例えば、闘うコック・サンジの言葉。作品の初め、ルフィたちの船には料理人がおらず、コックの確保は急を要する課題でした。そんなとき、海上レストラン「バラティエ」で出会ったのがサンジでした。しかし、強引に仲間に引き入れようとするルフィに、サンジはなかなか首を縦に振りません。
サンジがルフィの申し出を固辞し続ける理由は、海上レストランが襲われた際に彼が叫んだ次のような言葉で明らかになります。
レストランは渡さねェ!!
クソジジイも殺させねェ...
たかがガキ一匹いかすためにでけェ代償払いやがったクソ野郎だ
おれだって死ぬくらいのことしねェと
クソジジイに恩返しできねェんだよ!!!!
クソジジイというのは口の悪いサンジ独特の言い方で、「赫足のゼフ」という元海賊の恩人を指しています。かつて、ゼフは少年時代のサンジを守るために海に飛び込み、共に孤島に流されました。しかし、そこでゼフはサンジに食料をすべて渡して、自分は自分の足を食べて飢えをしのぎました。そして、無事に生き延びた2人が後にオープンしたレストランが「バラティエ」だったのです。

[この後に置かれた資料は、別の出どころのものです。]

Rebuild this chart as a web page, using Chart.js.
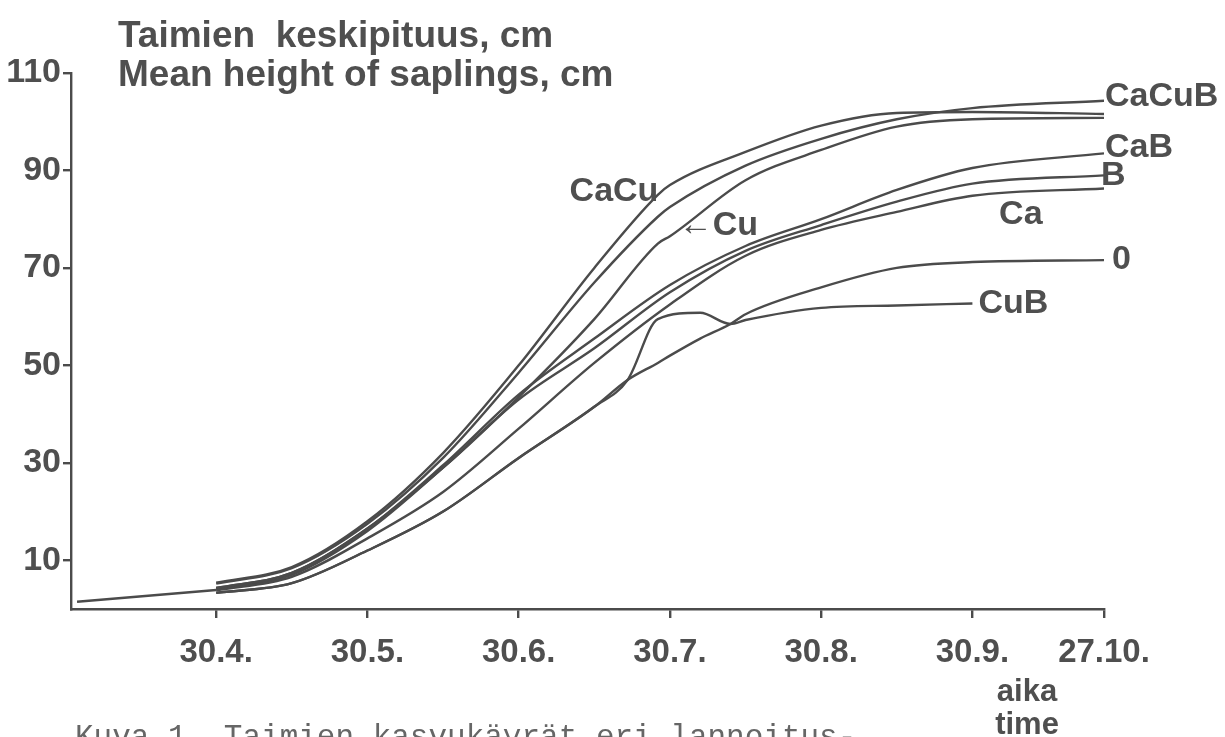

平居さんはこうしたサンジの生き様に、多くの困難を抱える現代人にとっての理想的な生き方を見出しています。サンジのような境遇は滅多にないでしょうが、若者が成長していくには心のどこかで「師匠」と慕える人物が必要なもの。しかし、人間関係が希薄になりがちで、年長世代と年少世代の意思疎通が難しくなっている近頃では、そうした存在を見つけるのは容易ではなくなっています。
ですが、何も全面的に信頼できる人物でなくともよいのです。その時々に応じて、目標を見つけ、その人を追い越そうと頑張る。それだけでも、自分一人で生きるより得るものは大きいのではないでしょうか。